### PROBLEM TO SOLVE
Only the lines from the top of the listing below to the line that has "plt.rcParams['mathtext.it'] = 'DejaVu" should be echoed, with both ends kept and pictures left out.

### DATA SUPPLIED

• • • • • • •

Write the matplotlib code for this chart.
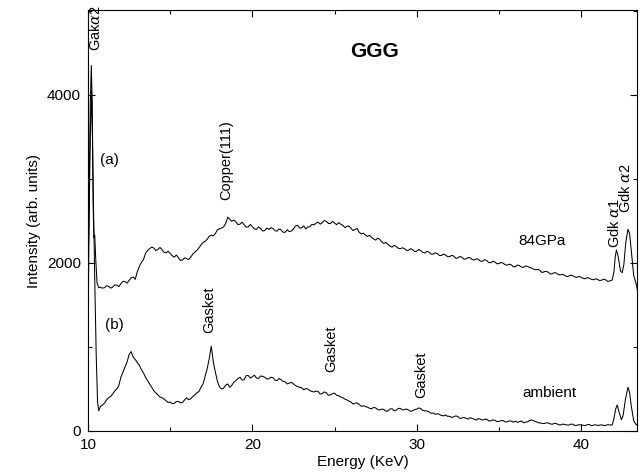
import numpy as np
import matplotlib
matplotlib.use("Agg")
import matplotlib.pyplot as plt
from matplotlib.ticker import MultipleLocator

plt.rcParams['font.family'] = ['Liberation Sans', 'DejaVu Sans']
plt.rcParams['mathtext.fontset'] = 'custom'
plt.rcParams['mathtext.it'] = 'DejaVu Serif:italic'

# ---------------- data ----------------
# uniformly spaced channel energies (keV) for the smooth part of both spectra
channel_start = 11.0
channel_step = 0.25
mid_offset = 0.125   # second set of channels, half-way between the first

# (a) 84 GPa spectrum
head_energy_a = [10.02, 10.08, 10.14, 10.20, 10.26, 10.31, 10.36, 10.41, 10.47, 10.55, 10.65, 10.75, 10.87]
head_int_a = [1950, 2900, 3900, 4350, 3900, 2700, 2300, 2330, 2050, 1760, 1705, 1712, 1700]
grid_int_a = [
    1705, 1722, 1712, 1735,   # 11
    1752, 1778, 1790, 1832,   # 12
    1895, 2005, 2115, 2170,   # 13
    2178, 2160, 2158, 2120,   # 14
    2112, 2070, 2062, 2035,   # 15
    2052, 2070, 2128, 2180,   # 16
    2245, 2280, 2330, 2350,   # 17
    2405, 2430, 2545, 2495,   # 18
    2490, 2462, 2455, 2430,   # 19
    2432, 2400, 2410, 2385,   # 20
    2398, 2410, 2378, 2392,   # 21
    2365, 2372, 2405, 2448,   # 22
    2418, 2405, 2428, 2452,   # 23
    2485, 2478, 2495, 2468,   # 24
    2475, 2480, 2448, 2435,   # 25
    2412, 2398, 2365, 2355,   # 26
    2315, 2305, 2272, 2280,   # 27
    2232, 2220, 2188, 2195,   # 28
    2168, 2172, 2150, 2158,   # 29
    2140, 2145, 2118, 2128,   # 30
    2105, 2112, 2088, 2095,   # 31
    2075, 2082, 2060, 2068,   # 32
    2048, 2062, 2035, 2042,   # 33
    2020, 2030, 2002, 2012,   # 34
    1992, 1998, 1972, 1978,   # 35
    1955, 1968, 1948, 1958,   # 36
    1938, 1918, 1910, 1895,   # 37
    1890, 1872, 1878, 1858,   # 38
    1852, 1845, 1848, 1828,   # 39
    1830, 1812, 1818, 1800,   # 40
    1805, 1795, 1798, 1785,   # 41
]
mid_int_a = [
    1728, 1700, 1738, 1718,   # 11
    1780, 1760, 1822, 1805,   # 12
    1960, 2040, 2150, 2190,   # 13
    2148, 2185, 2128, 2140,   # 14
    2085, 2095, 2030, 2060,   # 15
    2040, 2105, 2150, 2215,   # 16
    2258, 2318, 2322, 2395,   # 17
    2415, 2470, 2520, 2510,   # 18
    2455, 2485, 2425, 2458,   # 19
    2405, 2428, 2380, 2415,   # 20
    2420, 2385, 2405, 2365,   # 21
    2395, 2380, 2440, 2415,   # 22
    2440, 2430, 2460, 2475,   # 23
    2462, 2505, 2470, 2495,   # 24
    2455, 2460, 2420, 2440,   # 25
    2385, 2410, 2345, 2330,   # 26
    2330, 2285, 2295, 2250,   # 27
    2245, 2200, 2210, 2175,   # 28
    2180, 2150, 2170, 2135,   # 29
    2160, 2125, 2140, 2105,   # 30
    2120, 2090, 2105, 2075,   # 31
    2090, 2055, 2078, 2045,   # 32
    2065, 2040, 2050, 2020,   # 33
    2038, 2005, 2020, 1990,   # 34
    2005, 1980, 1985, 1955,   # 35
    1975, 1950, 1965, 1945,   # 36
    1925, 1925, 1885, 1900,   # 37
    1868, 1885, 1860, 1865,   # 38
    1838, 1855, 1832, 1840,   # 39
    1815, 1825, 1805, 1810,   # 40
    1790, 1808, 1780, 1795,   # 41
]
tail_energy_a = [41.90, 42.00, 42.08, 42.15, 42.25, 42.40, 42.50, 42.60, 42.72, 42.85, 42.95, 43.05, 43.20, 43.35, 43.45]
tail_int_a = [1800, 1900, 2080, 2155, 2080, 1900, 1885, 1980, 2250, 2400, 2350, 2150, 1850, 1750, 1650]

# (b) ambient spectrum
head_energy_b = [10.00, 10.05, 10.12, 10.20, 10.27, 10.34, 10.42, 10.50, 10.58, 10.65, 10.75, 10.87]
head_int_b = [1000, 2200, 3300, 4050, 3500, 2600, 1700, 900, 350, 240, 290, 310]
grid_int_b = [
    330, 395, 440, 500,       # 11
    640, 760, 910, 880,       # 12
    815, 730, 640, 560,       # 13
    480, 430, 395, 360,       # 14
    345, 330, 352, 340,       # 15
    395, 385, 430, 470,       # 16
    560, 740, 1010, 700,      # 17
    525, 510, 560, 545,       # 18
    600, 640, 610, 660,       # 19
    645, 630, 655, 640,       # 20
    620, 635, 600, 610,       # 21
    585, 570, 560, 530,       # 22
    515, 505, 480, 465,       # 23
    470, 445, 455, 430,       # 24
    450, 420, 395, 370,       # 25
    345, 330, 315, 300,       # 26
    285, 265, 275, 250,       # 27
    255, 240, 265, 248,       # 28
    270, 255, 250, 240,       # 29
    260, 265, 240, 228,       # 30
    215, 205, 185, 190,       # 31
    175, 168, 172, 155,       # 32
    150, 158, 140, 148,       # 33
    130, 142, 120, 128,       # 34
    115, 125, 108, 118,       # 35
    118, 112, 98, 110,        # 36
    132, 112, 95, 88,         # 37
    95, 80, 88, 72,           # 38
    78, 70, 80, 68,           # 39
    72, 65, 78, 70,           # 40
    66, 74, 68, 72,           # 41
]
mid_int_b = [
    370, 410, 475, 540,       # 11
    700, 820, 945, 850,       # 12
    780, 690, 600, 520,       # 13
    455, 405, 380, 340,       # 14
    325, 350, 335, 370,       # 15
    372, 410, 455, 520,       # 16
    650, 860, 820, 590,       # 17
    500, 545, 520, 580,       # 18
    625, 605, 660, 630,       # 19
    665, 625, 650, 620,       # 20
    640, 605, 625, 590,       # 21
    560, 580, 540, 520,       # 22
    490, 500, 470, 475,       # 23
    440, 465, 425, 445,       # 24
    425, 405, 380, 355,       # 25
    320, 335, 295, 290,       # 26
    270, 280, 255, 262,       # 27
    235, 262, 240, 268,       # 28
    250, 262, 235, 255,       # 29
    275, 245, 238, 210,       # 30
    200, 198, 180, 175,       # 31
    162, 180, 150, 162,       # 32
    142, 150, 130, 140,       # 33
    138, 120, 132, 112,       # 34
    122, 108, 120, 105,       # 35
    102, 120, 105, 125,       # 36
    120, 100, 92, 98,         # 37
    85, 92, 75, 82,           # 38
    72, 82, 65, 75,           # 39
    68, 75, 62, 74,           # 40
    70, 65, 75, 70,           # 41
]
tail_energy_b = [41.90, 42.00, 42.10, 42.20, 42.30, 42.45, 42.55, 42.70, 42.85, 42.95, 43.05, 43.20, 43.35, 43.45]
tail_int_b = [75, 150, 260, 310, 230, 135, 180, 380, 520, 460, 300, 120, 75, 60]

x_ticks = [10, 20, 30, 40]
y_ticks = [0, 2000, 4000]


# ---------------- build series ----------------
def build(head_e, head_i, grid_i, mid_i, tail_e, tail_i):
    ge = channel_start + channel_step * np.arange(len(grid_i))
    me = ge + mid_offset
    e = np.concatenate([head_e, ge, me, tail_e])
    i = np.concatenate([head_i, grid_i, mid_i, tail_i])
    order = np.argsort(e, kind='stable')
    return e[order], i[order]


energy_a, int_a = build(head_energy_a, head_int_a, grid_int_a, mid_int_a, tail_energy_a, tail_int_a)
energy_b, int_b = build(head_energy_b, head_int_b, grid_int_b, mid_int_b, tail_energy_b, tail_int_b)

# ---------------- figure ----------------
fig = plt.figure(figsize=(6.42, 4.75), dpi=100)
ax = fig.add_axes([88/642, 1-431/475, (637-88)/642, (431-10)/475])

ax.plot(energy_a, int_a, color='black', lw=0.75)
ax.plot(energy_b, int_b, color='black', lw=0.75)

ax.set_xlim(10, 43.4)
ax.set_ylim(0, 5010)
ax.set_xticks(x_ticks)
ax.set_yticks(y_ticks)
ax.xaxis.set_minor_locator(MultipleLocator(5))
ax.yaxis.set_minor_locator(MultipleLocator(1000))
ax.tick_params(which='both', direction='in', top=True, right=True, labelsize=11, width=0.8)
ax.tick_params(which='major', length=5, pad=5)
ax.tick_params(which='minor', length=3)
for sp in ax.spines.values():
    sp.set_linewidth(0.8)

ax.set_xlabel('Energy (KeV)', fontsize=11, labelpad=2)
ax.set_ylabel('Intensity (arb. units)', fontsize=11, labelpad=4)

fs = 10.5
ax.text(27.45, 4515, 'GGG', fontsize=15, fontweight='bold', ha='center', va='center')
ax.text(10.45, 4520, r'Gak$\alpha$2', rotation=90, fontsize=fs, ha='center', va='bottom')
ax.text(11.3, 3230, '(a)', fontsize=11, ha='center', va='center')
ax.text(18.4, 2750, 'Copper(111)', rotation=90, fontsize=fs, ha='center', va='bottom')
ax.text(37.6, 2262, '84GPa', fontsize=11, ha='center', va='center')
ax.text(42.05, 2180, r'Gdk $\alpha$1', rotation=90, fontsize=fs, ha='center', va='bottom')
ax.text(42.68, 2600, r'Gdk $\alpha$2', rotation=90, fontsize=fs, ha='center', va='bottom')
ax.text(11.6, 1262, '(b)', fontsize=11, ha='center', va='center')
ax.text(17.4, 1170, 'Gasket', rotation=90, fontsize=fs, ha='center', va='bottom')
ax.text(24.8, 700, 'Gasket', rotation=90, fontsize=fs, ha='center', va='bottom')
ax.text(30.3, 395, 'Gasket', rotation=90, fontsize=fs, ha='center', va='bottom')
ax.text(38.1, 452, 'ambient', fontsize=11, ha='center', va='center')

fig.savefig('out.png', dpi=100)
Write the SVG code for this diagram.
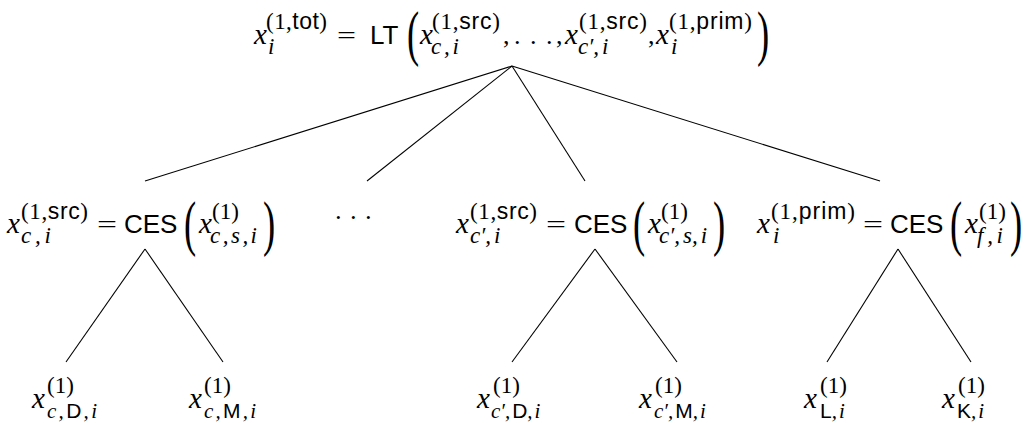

• • • • • • •

### THE COMPLETED TASK
Write the matplotlib code for this chart.
import numpy as np
import matplotlib
matplotlib.use("Agg")
import matplotlib.pyplot as plt
from matplotlib.ticker import MultipleLocator

plt.rcParams['font.family'] = ['Liberation Sans', 'DejaVu Sans']
plt.rcParams['mathtext.fontset'] = 'custom'
plt.rcParams['mathtext.it'] = 'DejaVu Serif:italic'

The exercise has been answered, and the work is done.